See kernel/timer.c:count_active_tasks().  It does
read_lock(&task_list_lock) to pin everything down
while it walks the task list in an interrupt.

And you're in luck - tasklist_lock is exported to modules.

>  I guess if lock_kernel disables interrupts globally and waits for
> inprogress interrupts to complete, then this isn't a problem.
> 
> More detail:
> The reason I ask is that I'm working on/modifying a set of modules that
> accesses user space from interrupt context.  I know this is not a good
> thing to do generally, but for performance reasons the original author
> wanted to copy directly into a mlocked user space buffer from a network
> receive interrupt.  Since the buffer is mlocked, it is always guaranteed
> to be there and no page faults will happen (right??? I'm new at this).
>  Thus, for each receive we have to convert the virt address of the
> user-land receive buffer to a physical address (in the kernel region)
> before doing the memcpy (copy_to_user doesn't work from interrupt
> context).

That sounds sane.  Pin the user pages, set up a kernel virtual
mapping of them.  You can't rely on userspace having performed
the mlock of course; you'll need to pin the pages in-kernel.
Probably you can just use map_user_kiobuf().
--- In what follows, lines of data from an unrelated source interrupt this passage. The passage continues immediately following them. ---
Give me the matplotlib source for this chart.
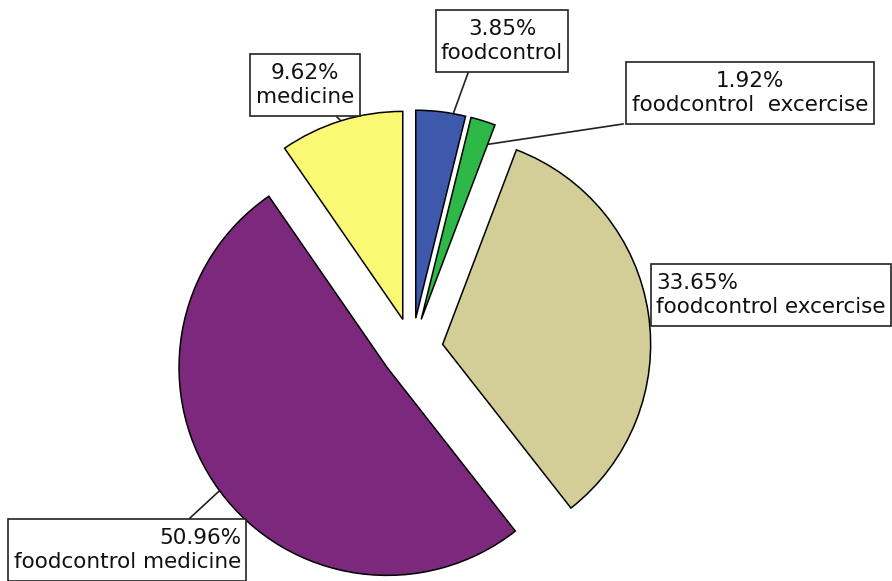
import numpy as np
import matplotlib.pyplot as plt

# treatment groups, clockwise from 12 o'clock
groups = ['foodcontrol', 'foodcontrol  excercise', 'foodcontrol excercise',
          'foodcontrol medicine', 'medicine']
percents = [3.85, 1.92, 33.65, 50.96, 9.62]
colors = ['#3E58AC', '#2EB848', '#D3CE97', '#7C287D', '#FBF873']

W, H = 892, 581
R = 208

fig = plt.figure(figsize=(W / 100, H / 100), dpi=100)
ax = fig.add_axes([0, 0, 1, 1])

# explode is in data units here (pixels), since radius != 1
wedges, _ = ax.pie(percents, colors=colors, startangle=90, counterclock=False,
                   explode=[31] * len(percents), radius=R, center=(412, H - 349),
                   wedgeprops=dict(edgecolor='black', linewidth=1.1), frame=True)
ax.set_xlim(0, W)
ax.set_ylim(0, H)
ax.axis('off')

# label boxes: centre (px from top-left), alignment, leader end on the box,
# and where the leader meets the wedge (fraction along arc, fraction of radius)
boxes = [
    ((502, 41), 'center', (468, 73), (0.75, 1.0)),
    ((750, 93), 'center', (623, 124), (1.0, 0.9)),
    ((656, 295), 'left', None, None),
    ((241, 550), 'right', (190, 518), (0.5, 1.0)),
    ((305, 85), 'center', (337, 117), (0.5, 1.0)),
]

for w, grp, p, (pos, ha, tip, at) in zip(wedges, groups, percents, boxes):
    x, y = pos[0], H - pos[1]
    ax.text(x, y, f'{p:.2f}%\n{grp}', ha=ha, va='center', multialignment=ha,
            fontsize=15.5, linespacing=1.25, color='#111111',
            bbox=dict(boxstyle='square,pad=0.25', fc='white', ec='#222222', lw=1.2,
                      mutation_aspect=1.6))
    if tip is None:
        continue
    ang = np.deg2rad(w.theta2 - at[0] * (w.theta2 - w.theta1))
    ex = w.center[0] + at[1] * w.r * np.cos(ang)
    ey = w.center[1] + at[1] * w.r * np.sin(ang)
    ax.plot([ex, tip[0]], [ey, H - tip[1]], color='#222222', lw=1.2, zorder=0.5)

fig.savefig('out.png', dpi=100)
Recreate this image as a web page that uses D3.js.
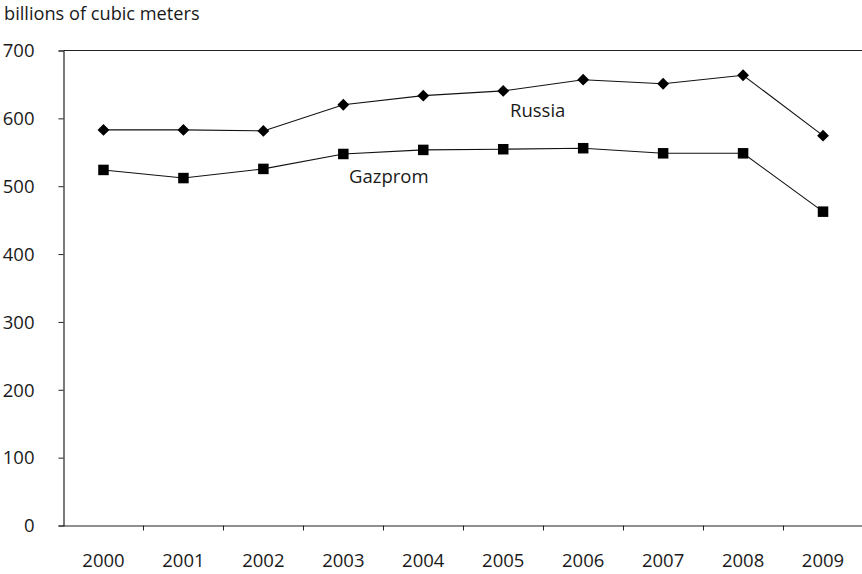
<!DOCTYPE html>
<html><head><meta charset="utf-8">
<script src="https://cdn.jsdelivr.net/npm/d3@7"></script>
<style>body{margin:0;background:#fff}svg{display:block}text{font-family:"Open Sans",sans-serif;fill:#1a1a1a}</style>
</head><body><svg id="c" width="862" height="574"></svg>
<script>
const years = ["2000","2001","2002","2003","2004","2005","2006","2007","2008","2009"];
const russia = [583, 583, 581.5, 620, 633.5, 640.5, 657, 651, 663.5, 574.5];
const gazprom = [524, 512, 525.5, 547.5, 553.5, 554.5, 556, 548.5, 548.5, 462.5];
const yTicks = [0, 100, 200, 300, 400, 500, 600, 700];
const unitLabel = "billions of cubic meters";

const svg = d3.select("#c");
const L = 63.5, R = 863, T = 50.5, B = 525.5;
const x = d3.scaleBand().domain(years).range([L, R]);
const y = d3.scaleLinear().domain([0, 700]).range([B, T]);

svg.append("text").attr("x", 4).attr("y", 19.5).attr("font-size", 18.2).text(unitLabel);

// top border line at 700
svg.append("line").attr("x1", L).attr("x2", 862).attr("y1", y(700)).attr("y2", y(700))
  .attr("stroke", "#222").attr("stroke-width", 1.2);

const ya = svg.append("g").attr("transform", `translate(${L},0)`)
  .call(d3.axisLeft(y).tickValues(yTicks).tickSize(5).tickPadding(24).tickFormat(d3.format("d")));
ya.select(".domain").attr("stroke", "#222").attr("stroke-width", 1.2);
ya.selectAll(".tick line").attr("stroke", "#222");
ya.selectAll("text").attr("font-size", 18.5).attr("font-family", "Open Sans").attr("fill", "#1a1a1a").attr("dy", "0.34em");

const xa = svg.append("g").attr("transform", `translate(0,${B})`)
  .call(d3.axisBottom(x).tickSize(0).tickSizeOuter(0).tickPadding(28));
xa.select(".domain").attr("stroke", "#222").attr("stroke-width", 1.2).attr("d", `M${L},0.5H862`);
xa.selectAll("text").attr("font-size", 18.5).attr("font-family", "Open Sans").attr("fill", "#1a1a1a");
// boundary ticks between categories
svg.append("g").selectAll("line").data(years.slice(1)).join("line")
  .attr("x1", d => Math.round(x(d)) + 0.5).attr("x2", d => Math.round(x(d)) + 0.5)
  .attr("y1", B).attr("y2", B + 5).attr("stroke", "#222");

const line = d3.line().x((d, i) => x(years[i]) + x.bandwidth() / 2).y(d => y(d));
[russia, gazprom].forEach(s => {
  svg.append("path").attr("d", line(s)).attr("fill", "none").attr("stroke", "#111").attr("stroke-width", 1.1);
});
svg.append("g").selectAll("path").data(russia).join("path")
  .attr("d", d3.symbol(d3.symbolSquare, 70)())
  .attr("transform", (d, i) => `translate(${x(years[i]) + x.bandwidth() / 2},${y(d)}) rotate(45)`)
  .attr("fill", "#000");
svg.append("g").selectAll("rect").data(gazprom).join("rect")
  .attr("x", (d, i) => x(years[i]) + x.bandwidth() / 2 - 5.25).attr("y", d => y(d) - 5.25)
  .attr("width", 10.5).attr("height", 10.5).attr("fill", "#000");

svg.append("text").attr("x", 510).attr("y", 116.5).attr("font-size", 18.5).text("Russia");
svg.append("text").attr("x", 349).attr("y", 183).attr("font-size", 18.5).text("Gazprom");
</script></body></html>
>   This all seems to work fine in practice.  However, it seems
> to me that there is a race that can happen if a process is in the middle
> of dying and a receive interrupt happens.  task->mm can be set to
> NULL/init_mm out from under me while doing a receive (e.g. on another cpu).
> 

I guess that if you've pinned the pages, then you're safe even
if the task exits - the pages won't be going away.  But your
interrupt will need to deal with the kiovec, not the process mm.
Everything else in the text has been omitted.